◆ The problem ◆
Every line that includes the word "this" is to be listed.

◆ Data block ◆
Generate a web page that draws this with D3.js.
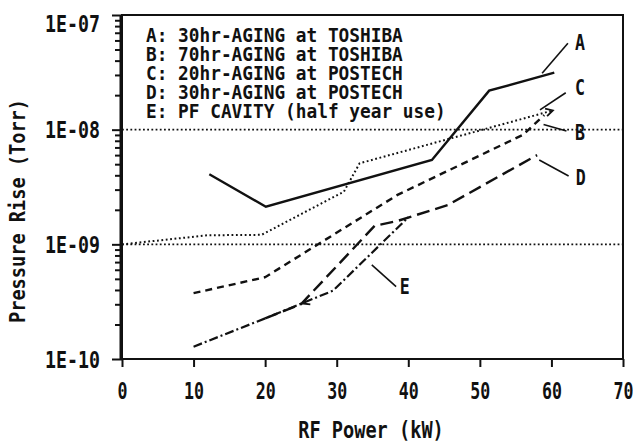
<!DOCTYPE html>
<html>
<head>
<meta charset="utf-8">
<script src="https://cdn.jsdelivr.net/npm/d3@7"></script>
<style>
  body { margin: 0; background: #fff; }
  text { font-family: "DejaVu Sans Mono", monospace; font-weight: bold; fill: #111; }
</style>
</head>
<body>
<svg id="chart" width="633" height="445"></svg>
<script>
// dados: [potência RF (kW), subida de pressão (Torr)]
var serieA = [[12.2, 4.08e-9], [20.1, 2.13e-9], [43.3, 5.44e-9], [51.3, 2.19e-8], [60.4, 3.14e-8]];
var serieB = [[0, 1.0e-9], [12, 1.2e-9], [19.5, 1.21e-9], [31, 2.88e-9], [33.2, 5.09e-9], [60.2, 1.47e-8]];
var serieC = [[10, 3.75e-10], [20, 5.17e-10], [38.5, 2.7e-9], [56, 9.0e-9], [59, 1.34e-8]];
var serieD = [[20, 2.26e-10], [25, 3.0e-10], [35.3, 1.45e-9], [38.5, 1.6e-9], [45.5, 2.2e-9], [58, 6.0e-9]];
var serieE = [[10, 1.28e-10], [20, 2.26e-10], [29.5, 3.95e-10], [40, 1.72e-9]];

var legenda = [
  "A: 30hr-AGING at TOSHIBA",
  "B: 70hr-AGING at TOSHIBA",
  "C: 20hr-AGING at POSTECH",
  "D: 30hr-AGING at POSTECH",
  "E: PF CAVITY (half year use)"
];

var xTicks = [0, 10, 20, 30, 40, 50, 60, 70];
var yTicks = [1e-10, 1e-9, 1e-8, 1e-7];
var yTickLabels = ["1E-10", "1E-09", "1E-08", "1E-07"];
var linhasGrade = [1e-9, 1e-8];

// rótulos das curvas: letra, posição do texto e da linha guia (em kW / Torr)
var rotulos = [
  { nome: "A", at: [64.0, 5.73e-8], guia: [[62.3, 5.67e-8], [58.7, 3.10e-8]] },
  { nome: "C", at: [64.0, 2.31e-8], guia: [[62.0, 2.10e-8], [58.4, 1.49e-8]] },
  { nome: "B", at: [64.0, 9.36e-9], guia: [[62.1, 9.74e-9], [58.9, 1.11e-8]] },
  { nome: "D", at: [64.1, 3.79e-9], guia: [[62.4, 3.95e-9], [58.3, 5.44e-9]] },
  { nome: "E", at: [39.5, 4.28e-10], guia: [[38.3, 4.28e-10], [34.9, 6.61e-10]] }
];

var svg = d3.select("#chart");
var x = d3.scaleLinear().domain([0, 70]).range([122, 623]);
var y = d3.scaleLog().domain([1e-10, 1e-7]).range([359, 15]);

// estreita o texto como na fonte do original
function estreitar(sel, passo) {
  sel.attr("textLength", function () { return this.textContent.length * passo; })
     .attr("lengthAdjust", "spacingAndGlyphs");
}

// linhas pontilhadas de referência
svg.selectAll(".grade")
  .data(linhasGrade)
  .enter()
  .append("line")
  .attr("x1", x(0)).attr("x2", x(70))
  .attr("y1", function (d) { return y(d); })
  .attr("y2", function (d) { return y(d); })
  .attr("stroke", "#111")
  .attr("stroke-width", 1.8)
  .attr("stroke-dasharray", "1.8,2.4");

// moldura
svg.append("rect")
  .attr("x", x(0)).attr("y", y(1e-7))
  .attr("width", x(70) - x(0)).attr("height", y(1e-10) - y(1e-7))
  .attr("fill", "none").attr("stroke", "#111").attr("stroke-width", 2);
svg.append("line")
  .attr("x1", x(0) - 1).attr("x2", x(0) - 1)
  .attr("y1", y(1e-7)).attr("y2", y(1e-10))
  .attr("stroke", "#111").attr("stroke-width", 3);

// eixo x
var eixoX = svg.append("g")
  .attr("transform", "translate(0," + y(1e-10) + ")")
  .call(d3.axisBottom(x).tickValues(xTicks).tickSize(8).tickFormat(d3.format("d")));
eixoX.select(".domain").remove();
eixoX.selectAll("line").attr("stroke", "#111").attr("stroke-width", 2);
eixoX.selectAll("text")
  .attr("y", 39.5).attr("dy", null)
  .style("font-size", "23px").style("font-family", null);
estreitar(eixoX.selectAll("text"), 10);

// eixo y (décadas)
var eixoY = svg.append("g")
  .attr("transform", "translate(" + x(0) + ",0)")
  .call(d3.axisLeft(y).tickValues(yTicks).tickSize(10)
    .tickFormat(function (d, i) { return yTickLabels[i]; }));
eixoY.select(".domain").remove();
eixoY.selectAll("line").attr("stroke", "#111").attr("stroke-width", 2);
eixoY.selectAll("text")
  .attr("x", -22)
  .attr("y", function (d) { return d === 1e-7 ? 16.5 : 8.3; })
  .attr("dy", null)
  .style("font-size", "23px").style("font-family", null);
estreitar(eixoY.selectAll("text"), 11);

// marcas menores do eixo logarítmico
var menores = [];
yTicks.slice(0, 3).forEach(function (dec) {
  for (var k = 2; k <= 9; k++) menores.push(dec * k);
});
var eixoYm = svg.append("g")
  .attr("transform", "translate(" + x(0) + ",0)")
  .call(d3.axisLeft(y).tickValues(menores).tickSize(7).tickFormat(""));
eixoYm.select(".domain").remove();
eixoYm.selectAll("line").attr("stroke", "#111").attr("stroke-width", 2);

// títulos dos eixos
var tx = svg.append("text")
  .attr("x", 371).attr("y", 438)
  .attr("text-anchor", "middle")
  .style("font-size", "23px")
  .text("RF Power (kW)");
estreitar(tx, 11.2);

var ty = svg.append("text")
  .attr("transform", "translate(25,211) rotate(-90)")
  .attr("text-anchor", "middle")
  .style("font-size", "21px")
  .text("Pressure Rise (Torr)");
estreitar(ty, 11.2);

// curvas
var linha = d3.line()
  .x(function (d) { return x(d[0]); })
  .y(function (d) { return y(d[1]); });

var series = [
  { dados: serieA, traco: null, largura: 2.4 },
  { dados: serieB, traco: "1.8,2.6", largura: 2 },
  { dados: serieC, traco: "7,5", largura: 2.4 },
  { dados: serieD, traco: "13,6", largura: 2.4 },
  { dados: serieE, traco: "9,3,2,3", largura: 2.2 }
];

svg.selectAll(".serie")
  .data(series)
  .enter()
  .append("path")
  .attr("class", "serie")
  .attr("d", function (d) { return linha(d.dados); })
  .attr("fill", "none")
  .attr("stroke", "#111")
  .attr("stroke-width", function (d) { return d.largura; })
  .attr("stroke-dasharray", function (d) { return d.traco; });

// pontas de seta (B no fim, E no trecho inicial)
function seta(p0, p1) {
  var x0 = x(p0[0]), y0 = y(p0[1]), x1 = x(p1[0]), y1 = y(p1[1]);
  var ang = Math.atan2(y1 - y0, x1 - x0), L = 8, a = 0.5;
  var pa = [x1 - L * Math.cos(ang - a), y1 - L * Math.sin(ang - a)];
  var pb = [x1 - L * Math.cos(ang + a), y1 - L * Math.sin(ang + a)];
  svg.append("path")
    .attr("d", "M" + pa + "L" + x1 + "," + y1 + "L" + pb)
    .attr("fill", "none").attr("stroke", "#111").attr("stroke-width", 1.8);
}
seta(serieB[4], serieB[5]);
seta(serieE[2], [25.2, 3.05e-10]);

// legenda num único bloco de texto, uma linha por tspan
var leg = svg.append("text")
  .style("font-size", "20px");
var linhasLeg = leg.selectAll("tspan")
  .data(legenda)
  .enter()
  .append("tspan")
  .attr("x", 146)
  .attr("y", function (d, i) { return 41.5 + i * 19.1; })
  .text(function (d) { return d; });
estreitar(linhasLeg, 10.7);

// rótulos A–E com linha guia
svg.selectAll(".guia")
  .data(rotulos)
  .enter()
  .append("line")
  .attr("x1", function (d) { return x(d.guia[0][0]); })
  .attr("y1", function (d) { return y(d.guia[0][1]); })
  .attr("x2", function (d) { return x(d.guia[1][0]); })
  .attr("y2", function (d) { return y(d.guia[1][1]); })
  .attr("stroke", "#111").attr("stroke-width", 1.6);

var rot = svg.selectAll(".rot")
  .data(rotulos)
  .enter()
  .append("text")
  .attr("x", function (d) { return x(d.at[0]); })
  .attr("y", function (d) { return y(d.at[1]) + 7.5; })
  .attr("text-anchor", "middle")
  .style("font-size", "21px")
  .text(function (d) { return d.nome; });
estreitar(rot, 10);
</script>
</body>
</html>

◆ Exercise output ◆
Generate a web page that draws this with D3.js.
  sel.attr("textLength", function () { return this.textContent.length * passo; })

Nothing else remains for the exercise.